16. From the foregoing decision, it suffices that this Court has the twin responsibilities to either re-assess caused upon a reference, or alternatively send same to another Taxing Master, to carry out the re-assessment, though on the basis of the directions given.

17. Nevertheless, I must point out, that there is no reference before me, upon which I can venture to address and/or attend to the reliefs alluded to hereinabove.

18. It is my further finding, that in the absence of a duly filed reference, the prayers made by the Plaintiff/Applicant herein have been mounted in vacuum.

19. In the premises, I find and hold that this Honourable Court is not seized with the requisite jurisdiction to re-tax or otherwise refer the Bill of Cost for re-assessment, in the absence of a reference.

ISSUE NUMBER 2

Whether the Application of the extension of time is legally tenable

20. It is common ground that the Ruling in respect of the taxation, was rendered and/or delivered in the presence of Counsel of the respective parties. In this regard, the presupposition is that both Advocates, were alive to the finding of the Honourable Court.

21. Nevertheless, it is also not disputed that upon the delivery of the Ruling of the taxation, the Plaintiff/Applicant herein did not file and/or lodge a Notice of Objection to taxation itemizing the item of taxation to which he objects.

22. For the avoidance of doubt, Rule 11(1) of the Advocates Remuneration Order 9 (2009) makes it mandatory that should any party object to the decision of the Taxing Master, such a party is obligated within 14 days after the decision to give notice in writing to the Taxing Officer pointing out the disputed items of the taxation to which he objects.

23. It is important to note, that it is only upon the lodgment of the Notice of Objection to taxation that the Taxing Master is obligated to record and forward to the objector, (read in this case) the Applicant, the reason for the decision on the designated items.

24. In any event, it is only upon the receipt of the recorded and forwarded reasons on the disputed/designated items, that the Objector/Applicant can then file and/or commence a reference within 14 days thereof.

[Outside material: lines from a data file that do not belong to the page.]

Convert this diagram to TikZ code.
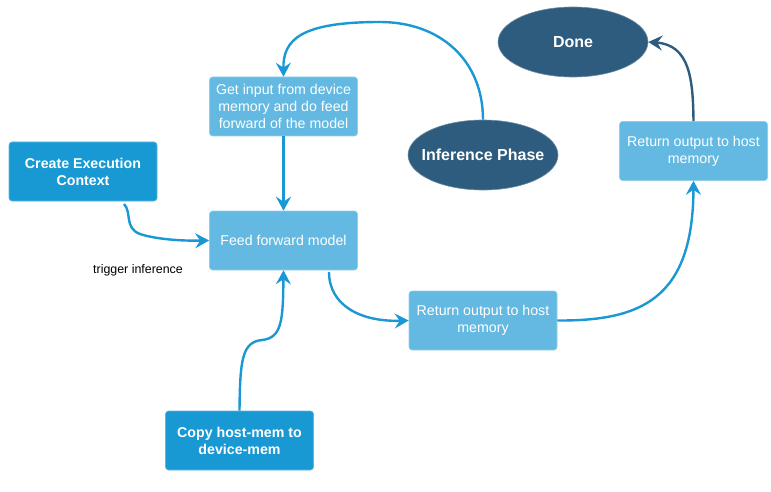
\documentclass[tikz,border=0pt]{standalone}
\usepackage{fontspec}
\setmainfont{Liberation Sans}
\usetikzlibrary{arrows.meta,shapes.geometric}
\definecolor{darkbox}{HTML}{1899D4}
\definecolor{lightbox}{HTML}{63B9E1}
\definecolor{ellfill}{HTML}{2E5C7E}
\definecolor{linecol}{HTML}{1A98D4}
\begin{document}
\begin{tikzpicture}[x=1pt,y=-1pt,
  dbox/.style={rectangle,rounded corners=3pt,fill=darkbox,draw=darkbox!70!white,line width=0.6pt,text=white,minimum width=148pt,minimum height=59pt,align=center,font=\fontsize{14.2}{17}\selectfont\bfseries,inner sep=0pt},
  lbox/.style={rectangle,rounded corners=3pt,fill=lightbox,draw=lightbox!70!white,line width=0.6pt,text=white,minimum width=148pt,minimum height=59pt,align=center,font=\fontsize{14.2}{16.8}\selectfont,inner sep=0pt},
  ell/.style={ellipse,fill=ellfill,draw=ellfill!70!white,line width=0.6pt,text=white,minimum width=150pt,minimum height=70pt,font=\fontsize{16}{18}\selectfont\bfseries,inner sep=0pt},
  conn/.style={draw=linecol,line width=2.4pt,-{Stealth[length=14pt,width=15pt,inset=5pt]}},
  dconn/.style={conn,draw=ellfill}]
\useasboundingbox (0,0) rectangle (771,492);
\node[dbox] (create) at (83,171.5) {Create Execution\\Context};
\node[lbox] (getin) at (283.5,106.5) {Get input from device\\memory and do feed\\forward of the model};
\node[lbox] (ff) at (283.5,240.5) {Feed forward model};
\node[lbox] (ret1) at (483,320.5) {Return output to host\\memory};
\node[lbox] (ret2) at (693.5,151) {Return output to host\\memory};
\node[dbox] (copy) at (239.5,440.5) {Copy host-mem to\\device-mem};
\node[ell] (inf) at (483,155) {\makebox[0pt]{Inference Phase}};
\node[ell] (done) at (573,42) {\makebox[0pt]{Done}};
\node[font=\fontsize{12.4}{14}\selectfont,text=black,inner sep=0pt] (trig) at (138,270) {trigger inference};
\coordinate (c1) at (124,204);
\draw[conn] (c1) .. controls (132,212) and (124,228) .. (140,234) .. controls (155,239) and (180,241) .. (ff.west);
\draw[conn] (getin.south) -- (ff.north);
\draw[conn] (inf.north) .. controls (483,60) and (440,22) .. (380,22) .. controls (300,22) and (283,40) .. (getin.north);
\draw[conn] (copy.north) .. controls (240,360) and (242,342) .. (262,340) .. controls (282,338) and (283,320) .. (ff.south);
\coordinate (ffs) at (329,272);
\draw[conn] (ffs) .. controls (329,305) and (360,322) .. (ret1.west);
\draw[conn] (ret1.east) .. controls (640,321) and (693,300) .. (ret2.south);
\draw[dconn] (ret2.north) .. controls (693,80) and (690,45) .. (done.east);
\end{tikzpicture}
\end{document}
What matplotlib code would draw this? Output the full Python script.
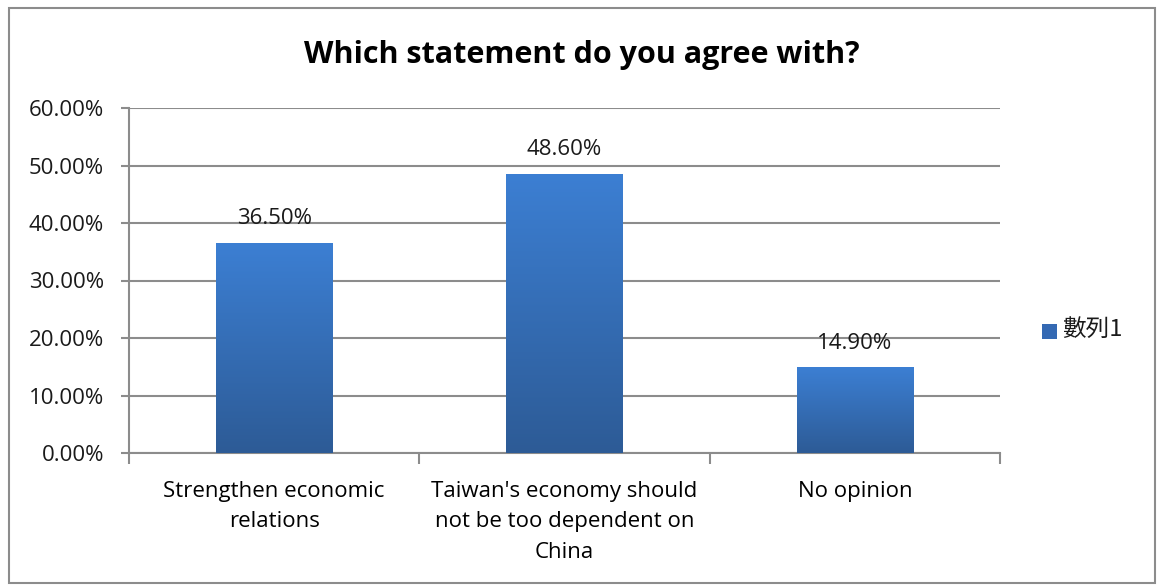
import matplotlib.pyplot as plt
import matplotlib.colors as mcolors
import numpy as np
from matplotlib.patches import Rectangle

categories = ['Strengthen economic\nrelations',
              "Taiwan's economy should\nnot be too dependent on\nChina",
              'No opinion']
values = [36.5, 48.6, 14.9]
series_name = '數列1'

FONT = ['Open Sans', 'Noto Sans CJK TC', 'DejaVu Sans']
plt.rcParams['font.family'] = FONT

W, H = 1160, 585
fig = plt.figure(figsize=(W / 100, H / 100), dpi=100)
ax = fig.add_axes([129 / W, 1 - 453 / H, (1000 - 129) / W, (453 - 108) / H])

# outer chart border
fig.patches.append(Rectangle((9 / W, 1 - 583 / H), 1146 / W, 575 / H,
                             transform=fig.transFigure, fill=False,
                             edgecolor='#8c8c8c', linewidth=1.5))

grad = mcolors.LinearSegmentedColormap.from_list('bar', ['#2d5b96', '#3c7fd3'])
x = np.arange(len(categories))
bars = ax.bar(x, values, width=0.4, color='none', zorder=3)
for b, v in zip(bars, values):
    bx, by = b.get_x(), b.get_y()
    bw, bh = b.get_width(), b.get_height()
    img = ax.imshow(np.linspace(0, 1, 256).reshape(-1, 1), cmap=grad, origin='lower',
                    extent=[bx, bx + bw, by, by + bh], aspect='auto', zorder=3)
    img.set_clip_path(b)
    ax.text(bx + bw / 2, v + 2.4, '%.2f%%' % v, ha='center', va='bottom',
            fontsize=16, color='#1a1a1a', zorder=4)

ax.set_xlim(-0.5, 2.5)
ax.set_ylim(0, 60)
ax.set_yticks(np.arange(0, 61, 10))
ax.set_yticklabels(['%.2f%%' % t for t in np.arange(0, 61, 10)], fontsize=16)
ax.yaxis.grid(True, color='#8c8c8c', linewidth=1.5, zorder=0)
ax.set_axisbelow(True)

ax.set_xticks(x)
ax.set_xticklabels(categories, fontsize=16, linespacing=1.6)
ax.tick_params(axis='x', length=0, pad=20)
ax.set_xticks([-0.5, 0.5, 1.5, 2.5], minor=True)
ax.tick_params(axis='x', which='minor', length=8, width=1.5, color='#8c8c8c', direction='out')
ax.tick_params(axis='y', length=6, width=1.5, color='#8c8c8c', pad=12, labelcolor='#1a1a1a')

for side in ['top', 'right']:
    ax.spines[side].set_visible(False)
for side in ['left', 'bottom']:
    ax.spines[side].set_color('#8c8c8c')
    ax.spines[side].set_linewidth(1.5)

fig.text(582 / W, 1 - 55 / H, 'Which statement do you agree with?', ha='center', va='center',
         fontsize=22, fontweight='bold', color='#000000')

# legend
fig.patches.append(Rectangle((1042 / W, 1 - 339 / H), 15 / W, 15 / H,
                             transform=fig.transFigure, facecolor='#3469b3', edgecolor='none'))
fig.text(1062 / W, 1 - 329 / H, series_name, ha='left', va='center', fontsize=17,
         family=['Noto Sans CJK TC', 'DejaVu Sans'], color='#1a1a1a')

fig.savefig('out.png', dpi=100)
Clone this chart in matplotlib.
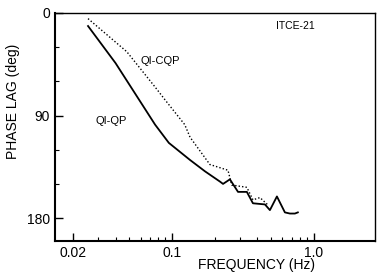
import matplotlib
matplotlib.use("Agg")
import matplotlib.pyplot as plt
from matplotlib.ticker import FixedLocator, NullFormatter

plt.rcParams['font.family'] = ['Liberation Sans', 'DejaVu Sans']

# QI-QP (solid)
f_qp = [0.0256, 0.04, 0.076, 0.095, 0.134, 0.171, 0.218, 0.229, 0.256, 0.292,
        0.337, 0.372, 0.452, 0.49, 0.549, 0.625, 0.678, 0.735, 0.771]
ph_qp = [11.5, 44, 98, 114, 129, 139, 148, 150, 146, 157,
         157, 167, 168, 173, 161, 175, 176, 176, 175]

# QI-CQP (dotted)
f_cqp = [0.0256, 0.048, 0.076, 0.089, 0.123, 0.134, 0.185, 0.248, 0.264, 0.337,
         0.372, 0.417, 0.47]
ph_cqp = [5, 34, 65, 76, 98, 109, 133, 138, 151, 153, 164, 162, 168]

xticks = [0.02, 0.1, 1.0]
xticklabels = ['0.02', '0.1', '1.0']
yticks = [0, 90, 180]

fig = plt.figure(figsize=(3.8, 2.75), dpi=100)
ax = fig.add_axes([0.145, 0.124, 0.842, 0.829])

ax.plot(f_qp, ph_qp, color='black', lw=1.3)
ax.plot(f_cqp, ph_cqp, color='black', lw=1.0, ls=(0, (1, 1.5)))

ax.set_xscale('log')
ax.set_xlim(0.015, 2.7)
ax.set_ylim(200, 0)

ax.xaxis.set_major_locator(FixedLocator(xticks))
ax.set_xticklabels(xticklabels)
minor_x = [k * 0.01 for k in range(3, 10)] + [k * 0.1 for k in range(2, 10)]
ax.xaxis.set_minor_locator(FixedLocator(minor_x))
ax.xaxis.set_minor_formatter(NullFormatter())
ax.set_yticks(yticks)
ax.yaxis.set_minor_locator(FixedLocator([30, 60, 120, 150]))

ax.tick_params(which='both', direction='in', labelsize=10, top=False, right=False)
ax.tick_params(which='major', length=6, width=1)
ax.tick_params(which='minor', length=3, width=0.8)
for s in ax.spines.values():
    s.set_linewidth(1.0)
ax.spines['left'].set_linewidth(1.5)
ax.spines['bottom'].set_linewidth(1.5)

ax.set_xlabel('FREQUENCY (Hz)', fontsize=10)
ax.xaxis.set_label_coords(0.63, -0.075)
ax.set_ylabel('PHASE LAG (deg)', fontsize=10)
ax.yaxis.set_label_coords(-0.11, 0.61)

ax.text(0.082, 42, 'QI-CQP', fontsize=8, ha='center', va='center')
ax.text(0.037, 95, 'QI-QP', fontsize=8, ha='center', va='center')
ax.text(0.735, 11.5, 'ITCE-21', fontsize=7.5, ha='center', va='center')

fig.savefig('out.png', dpi=100)
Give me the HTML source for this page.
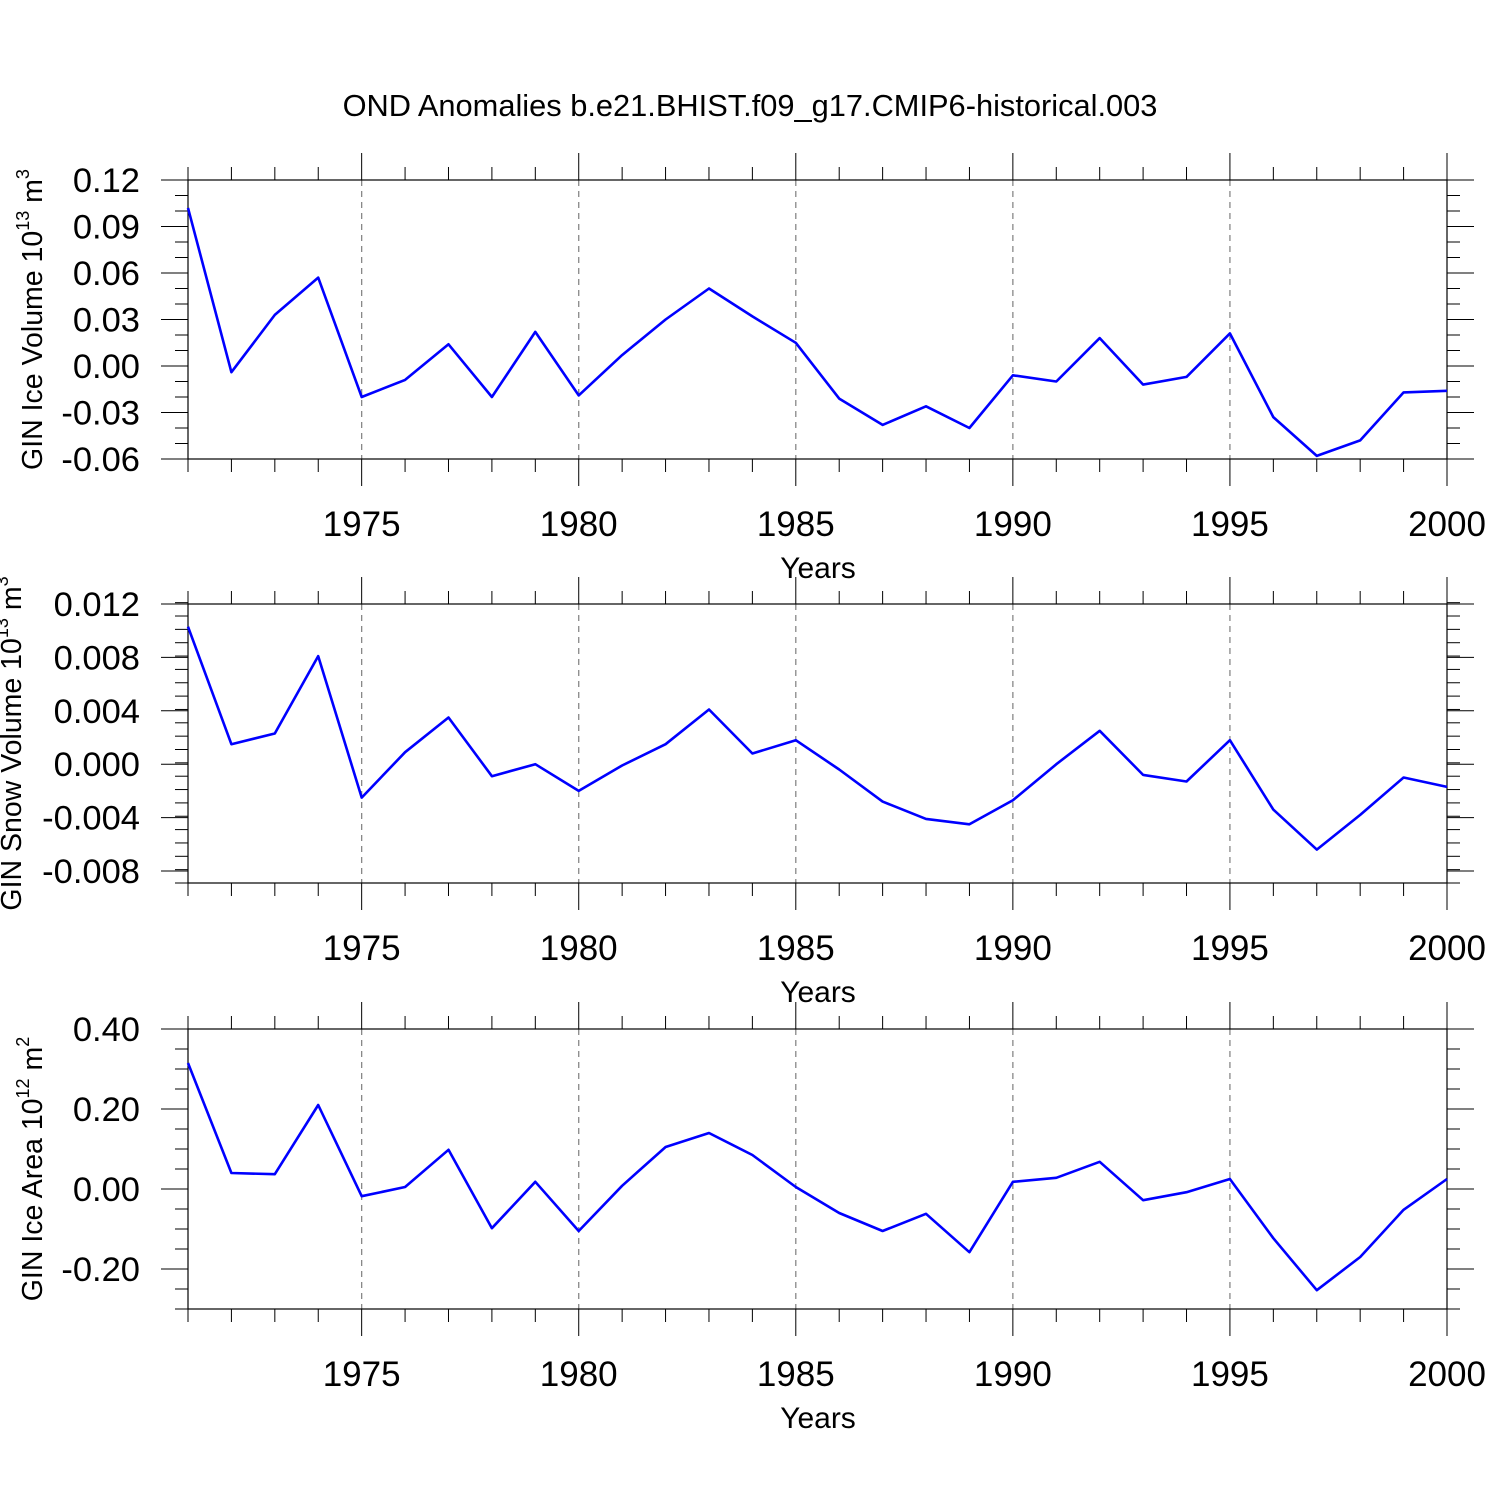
<!DOCTYPE html>
<html><head><meta charset="utf-8"><style>
html,body{margin:0;padding:0;background:#fff;}
svg{display:block;font-family:"Liberation Sans",Arial,sans-serif;}
</style></head><body>
<svg id="chart" width="1500" height="1500" viewBox="0 0 1500 1500" xmlns="http://www.w3.org/2000/svg">
<rect width="1500" height="1500" fill="#fff"/>
<text x="750" y="116" font-size="30.8" text-anchor="middle">OND Anomalies b.e21.BHIST.f09_g17.CMIP6-historical.003</text>
</svg>
<script>
const years = [1971,1972,1973,1974,1975,1976,1977,1978,1979,1980,1981,1982,1983,1984,1985,1986,1987,1988,1989,1990,1991,1992,1993,1994,1995,1996,1997,1998,1999,2000];
const iceVolume = [0.102,-0.004,0.033,0.057,-0.020,-0.009,0.014,-0.020,0.022,-0.019,0.007,0.030,0.050,0.032,0.015,-0.021,-0.038,-0.026,-0.040,-0.006,-0.010,0.018,-0.012,-0.007,0.021,-0.033,-0.058,-0.048,-0.017,-0.016];
const snowVolume = [0.0103,0.0015,0.0023,0.0081,-0.0025,0.0009,0.0035,-0.0009,0.0000,-0.0020,-0.0001,0.0015,0.0041,0.0008,0.0018,-0.0004,-0.0028,-0.0041,-0.0045,-0.0027,0.0000,0.0025,-0.0008,-0.0013,0.0018,-0.0034,-0.0064,-0.0038,-0.0010,-0.0017];
const iceArea = [0.315,0.040,0.037,0.210,-0.018,0.005,0.098,-0.098,0.018,-0.105,0.008,0.105,0.140,0.085,0.005,-0.060,-0.105,-0.062,-0.158,0.018,0.028,0.068,-0.028,-0.008,0.025,-0.123,-0.253,-0.170,-0.052,0.025];
const xTickYears = [1975,1980,1985,1990,1995,2000];
const iceVolTicks = [0.12,0.09,0.06,0.03,0.00,-0.03,-0.06];
const iceVolLabels = ["0.12","0.09","0.06","0.03","0.00","-0.03","-0.06"];
const snowTicks = [0.012,0.008,0.004,0.000,-0.004,-0.008];
const snowLabels = ["0.012","0.008","0.004","0.000","-0.004","-0.008"];
const areaTicks = [0.40,0.20,0.00,-0.20];
const areaLabels = ["0.40","0.20","0.00","-0.20"];

const svg = document.getElementById('chart');
const NS = 'http://www.w3.org/2000/svg';
function mk(tag, attrs, parent){const e=document.createElementNS(NS,tag);for(const k in attrs)e.setAttribute(k,attrs[k]);(parent||svg).appendChild(e);return e;}
const X0=188, X1=1447;
function xs(yr){return X0+(yr-1971)/(2000-1971)*(X1-X0);}

function panel(name, top, bottom, ymin, ymax, data, ticks, labels, minorStep, labelParts, titleX){
  const g = mk('g',{});
  
  
  const ys = v => bottom-(v-ymin)/(ymax-ymin)*(bottom-top);
  xTickYears.forEach(yr=>{ if(yr<2000){ const l=mk('line',{x1:xs(yr),x2:xs(yr),y1:top,y2:bottom,stroke:'#888','stroke-width':1.3,'stroke-dasharray':'6,5'},g);
     }});
  for(let yr=1971; yr<=2000; yr++){
    const major = yr%5===0; const len = major?27:13;
    mk('line',{x1:xs(yr),x2:xs(yr),y1:top-len,y2:top,stroke:'#000','stroke-width':1},g);
    mk('line',{x1:xs(yr),x2:xs(yr),y1:bottom,y2:bottom+len,stroke:'#000','stroke-width':1},g);
  }
  const nMin = Math.round((ymax-ymin)/minorStep);
  for(let i=0;i<=nMin;i++){ const v=ymin+i*minorStep; const y=ys(v);
    mk('line',{x1:X0-13,x2:X0,y1:y,y2:y,stroke:'#000','stroke-width':1},g);
    mk('line',{x1:X1,x2:X1+13,y1:y,y2:y,stroke:'#000','stroke-width':1},g);
  }
  ticks.forEach((v,i)=>{ const y=ys(v);
    mk('line',{x1:X0-27,x2:X0,y1:y,y2:y,stroke:'#000','stroke-width':1},g);
    mk('line',{x1:X1,x2:X1+27,y1:y,y2:y,stroke:'#000','stroke-width':1},g);
    const t=mk('text',{x:140,y:y+12,'font-size':34.5,'text-anchor':'end'},g); t.textContent=labels[i];
     
  });
  mk('rect',{x:X0,y:top,width:X1-X0,height:bottom-top,fill:'none',stroke:'#000','stroke-width':1.2},g);
  xTickYears.forEach(yr=>{ const t=mk('text',{x:xs(yr),y:bottom+77,'font-size':35,'text-anchor':'middle'},g); t.textContent=yr;
     });
  const xt=mk('text',{x:818,y:bottom+119,'font-size':30,'text-anchor':'middle'},g); xt.textContent='Years';
   
  const cy=(top+bottom)/2;
  const yt=mk('text',{x:0,y:0,'font-size':28.5,'text-anchor':'middle',transform:`translate(${titleX},${cy}) rotate(-90)`},g);
   
  yt.appendChild(document.createTextNode(labelParts[0]));
  const sp=mk('tspan',{dy:-13,'font-size':18},yt); sp.textContent=labelParts[1];
  const sp2=mk('tspan',{dy:13},yt); sp2.textContent=' m';
  const sp3=mk('tspan',{dy:-13,'font-size':18},yt); sp3.textContent=labelParts[2];
  const pts=data.map((v,i)=>xs(years[i]).toFixed(1)+','+ys(v).toFixed(1)).join(' ');
  const pl=mk('polyline',{points:pts,fill:'none',stroke:'#0000ff','stroke-width':2.6,'stroke-linejoin':'round'},g);
   
}
panel('ice-volume',180,459,-0.06,0.12,iceVolume,iceVolTicks,iceVolLabels,0.01,['GIN Ice Volume 10','13','3'],42);
panel('snow-volume',604,883,-0.0089,0.012,snowVolume,snowTicks,snowLabels,0.001,['GIN Snow Volume 10','13','3'],21);
panel('ice-area',1029,1309,-0.30,0.40,iceArea,areaTicks,areaLabels,0.05,['GIN Ice Area 10','12','2'],42);
</script>
</body></html>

25. From the foregoing, it is obvious that before a person aggrieved by the taxation files a reference, such reference must be preceded by a Notice of Objection to taxation.

26. However, in respect of the instant matter, the Plaintiff/Applicant has not filed a Notice of Objection to taxation. In any event, the Plaintiff/Applicant has also not sought for extension of time within which to lodge and/or file the Notice of Objection to taxation.

27. I must say, that the Notice of Objection to taxation is envisaged under Rule 11 (1) and (2) of the Advocates remuneration Order, which is the fulcrum upon which an intended reference is premised and/or predicated. Simply put, the Notice of Objection to taxation, is the foundation upon which the skyscraper, known as the reference stands.

28. Having not filed any Notice of Objection to taxation and there being no application for extension of time within which to file any, the Application for extension of time herein, is premature, stillborn and nullity ab initio.

29. It is my further finding, that like in the Court of Appeal where an aggrieved Appellant who is keen to file an Appeal in the Court of Appeal, must first file a Notice of Appeal in line with Rule 75 of the Court of Appeal Rules, before filing a Record of Appeal, the situation beforehand bears resemblance.

30. In the premises, where no Notice of Objection to taxation has been filed and/or lodged the intended reference, for which enlargement of time has been sought, it would be an act in futility. One cannot put something on nothing and expect the something to hold sway. Certainly, the something will collapse.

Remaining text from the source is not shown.